Munster Rugby Chief Executive Officer Garrett Fitzgerald is to retire in June.
Fitzgerald, who has served as Munster Rugby CEO since 1999, is the longest-serving provincial chief executive in Irish rugby. A recruitment process to find his replacement will commence shortly with Philip Quinn continuing to serve as CEO in an acting capacity in the meantime.
Fitzgerald has led Munster into the professional era and overseen a 20-year period that has produced the greatest days for the province, with successes on and off the field.
Some of the landmark moments throughout an illustrious career include winning two Heineken European Cups and three equivalents of the Guinness PRO14, as well as the redevelopment of Thomond Park and Irish Independent Park, and the move to one training centre at the High-Performance Centre in UL.
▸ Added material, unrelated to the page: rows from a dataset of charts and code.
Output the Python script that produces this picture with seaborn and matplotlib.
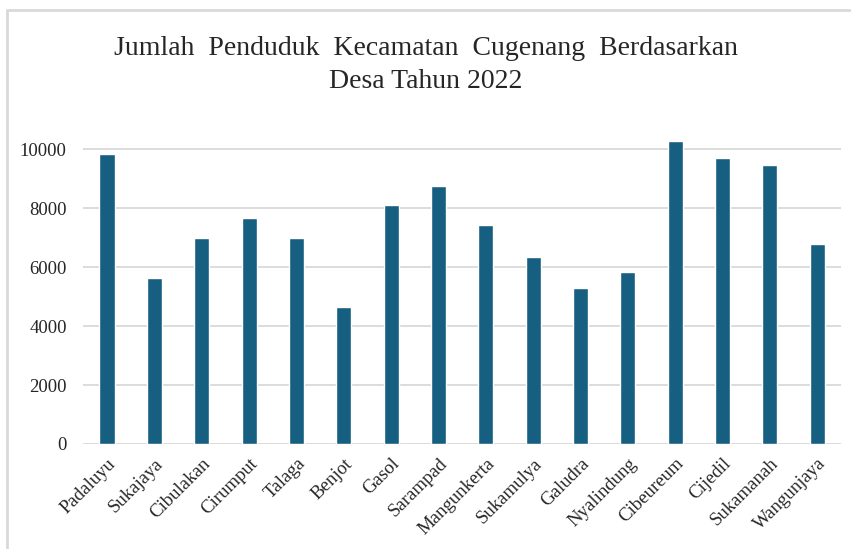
import matplotlib.pyplot as plt
import pandas as pd
import seaborn as sns
from matplotlib.lines import Line2D

desa = ['Padaluyu', 'Sukajaya', 'Cibulakan', 'Cirumput', 'Talaga', 'Benjot',
        'Gasol', 'Sarampad', 'Mangunkerta', 'Sukamulya', 'Galudra',
        'Nyalindung', 'Cibeureum', 'Cijedil', 'Sukamanah', 'Wangunjaya']
penduduk = [9830, 5630, 6980, 7660, 6980, 4640, 8100, 8750, 7420, 6340,
            5290, 5830, 10260, 9710, 9450, 6770]
y_ticks = [0, 2000, 4000, 6000, 8000, 10000]

df = pd.DataFrame({'Desa': desa, 'Penduduk': penduduk})

sns.set_theme(style='white')
plt.rcParams['font.family'] = ['Liberation Serif', 'DejaVu Serif']

fig, ax = plt.subplots(figsize=(8.51, 5.49), dpi=100)
fig.subplots_adjust(left=0.098, right=0.988, top=0.766, bottom=0.1913)

sns.barplot(data=df, x='Desa', y='Penduduk', color='#175f81', width=0.32,
            saturation=1, ax=ax, zorder=2)

ax.set_ylim(0, 10700)
ax.set_yticks(y_ticks)
ax.set_yticklabels([str(t) for t in y_ticks], fontsize=13.5, color='#262626')
for t in y_ticks:
    ax.axhline(t, color='#d9d9d9', lw=1.3, zorder=1)
ax.set_xlim(-0.5, len(desa) - 0.5)
ax.set_xticks(range(len(desa)))
ax.set_xticklabels(desa, rotation=45, ha='right', rotation_mode='anchor',
                   fontsize=13.5, color='#262626')
ax.tick_params(axis='both', length=0, pad=8)
ax.tick_params(axis='y', pad=12)
ax.set_xlabel('')
ax.set_ylabel('')
for s in ax.spines.values():
    s.set_visible(False)

fig.suptitle('Jumlah  Penduduk  Kecamatan  Cugenang  Berdasarkan\nDesa Tahun 2022',
             fontsize=20, y=0.934, va='top', linespacing=1.4)

# light frame around the chart area
fig.add_artist(Line2D([7 / 851, 1], [1 - 10 / 549, 1 - 10 / 549],
                      color='#d9d9d9', lw=2, transform=fig.transFigure))
fig.add_artist(Line2D([7 / 851, 7 / 851], [0, 1 - 10 / 549],
                      color='#d9d9d9', lw=2, transform=fig.transFigure))

plt.savefig('out.png', dpi=100)
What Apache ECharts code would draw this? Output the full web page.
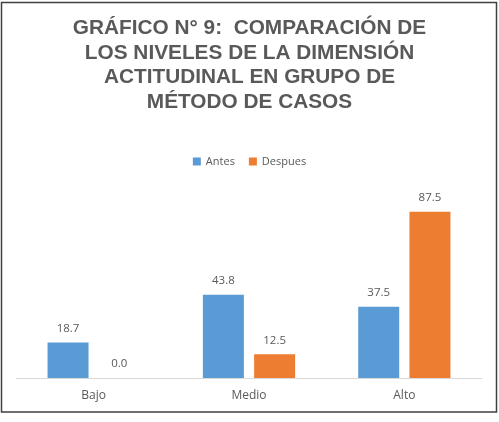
<!DOCTYPE html>
<html><head><meta charset="utf-8">
<script src="https://cdn.jsdelivr.net/npm/echarts@6/dist/echarts.min.js"></script>
<style>html,body{margin:0;padding:0;background:#fff}#c{width:499px;height:422px}</style>
</head><body><div id="c"></div>
<script>
const categories = ['Bajo', 'Medio', 'Alto'];
const antes = [18.7, 43.8, 37.5];
const despues = [0.0, 12.5, 87.5];
const seriesNames = ['Antes', 'Despues'];
const titleText = 'GRÁFICO N° 9:  COMPARACIÓN DE\nLOS NIVELES DE LA DIMENSIÓN\nACTITUDINAL EN GRUPO DE\nMÉTODO DE CASOS';

const chart = echarts.init(document.getElementById('c'));
const lbl = {show: true, position: 'top', distance: 8, color: '#595959', fontFamily: 'Open Sans', fontSize: 11.5,
  formatter: p => p.value.toFixed(1)};
chart.setOption({
  animation: false,
  title: {text: titleText, left: 'center', top: 11,
    textStyle: {fontFamily: 'Liberation Sans', fontWeight: 'bold', fontSize: 20.8, color: '#595959', lineHeight: 24.6}},
  legend: {data: seriesNames, top: 151, left: 'center', itemWidth: 8, itemHeight: 8, itemGap: 14,
    icon: 'rect', textStyle: {fontFamily: 'Open Sans', fontSize: 11, color: '#595959'}},
  grid: {left: 16, right: 17, top: 188, bottom: 44},
  xAxis: {type: 'category', data: categories,
    axisLine: {lineStyle: {color: '#d9d9d9'}}, axisTick: {show: false},
    axisLabel: {color: '#595959', fontFamily: 'Open Sans', fontSize: 12, margin: 12}},
  yAxis: {type: 'value', min: 0, max: 100, show: false, splitLine: {show: false}},
  series: [
    {name: seriesNames[0], type: 'bar', data: antes, itemStyle: {color: '#5B9BD5'},
      barWidth: 41, barGap: '25%', label: lbl},
    {name: seriesNames[1], type: 'bar', data: despues, itemStyle: {color: '#ED7D31'},
      barWidth: 41, barGap: '25%', label: lbl}
  ],
  graphic: [{type: 'rect', shape: {x: 1.5, y: 2.5, width: 495, height: 409.5},
    style: {fill: 'none', stroke: '#404040', lineWidth: 1.5}, silent: true}]
});
</script></body></html>
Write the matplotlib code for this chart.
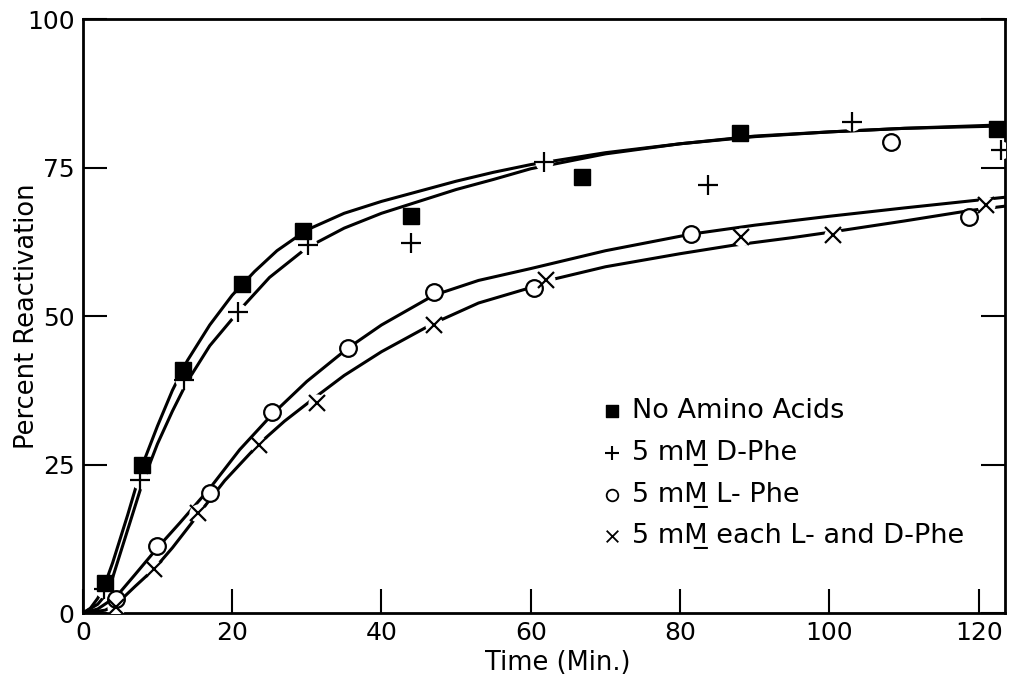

Fitzgerald was honoured last month for his outstanding contribution to Irish Sport at the Federation of Irish Sport Industry Awards.
“I look back on my time in Munster Rugby with the fondest of memories. I have experienced fantastic days, working with great people in a unique environment, and for this I am very grateful,” he said yesterday.
“I would like to thank my wife Áine and family, without their support over the past 20 years none of this would have been possible.”
“A strong identity and unique culture are two of Munster Rugby’s greatest assets, and with the ever-changing rugby landscape it is this culture and a shared belief system that sees the province consistently thrive at the highest level.”
“I believe harnessing all that is good about Munster Rugby will lead to future success for the province, and I look forward to seeing the brand and organisation continue to go from strength to strength.”
“Everyone in Irish rugby will join me in thanking Garrett for the many years of service he has given to the game, and to wish him well in retirement,” added Philip Browne, CEO of the IRFU.
“Since his appointment in 1999 Garrett has transformed Munster Rugby. He has succeeded in keeping the very best of the amateur era and ethos at the club while building it into a professional sports club that is the envy of many throughout the rugby world.”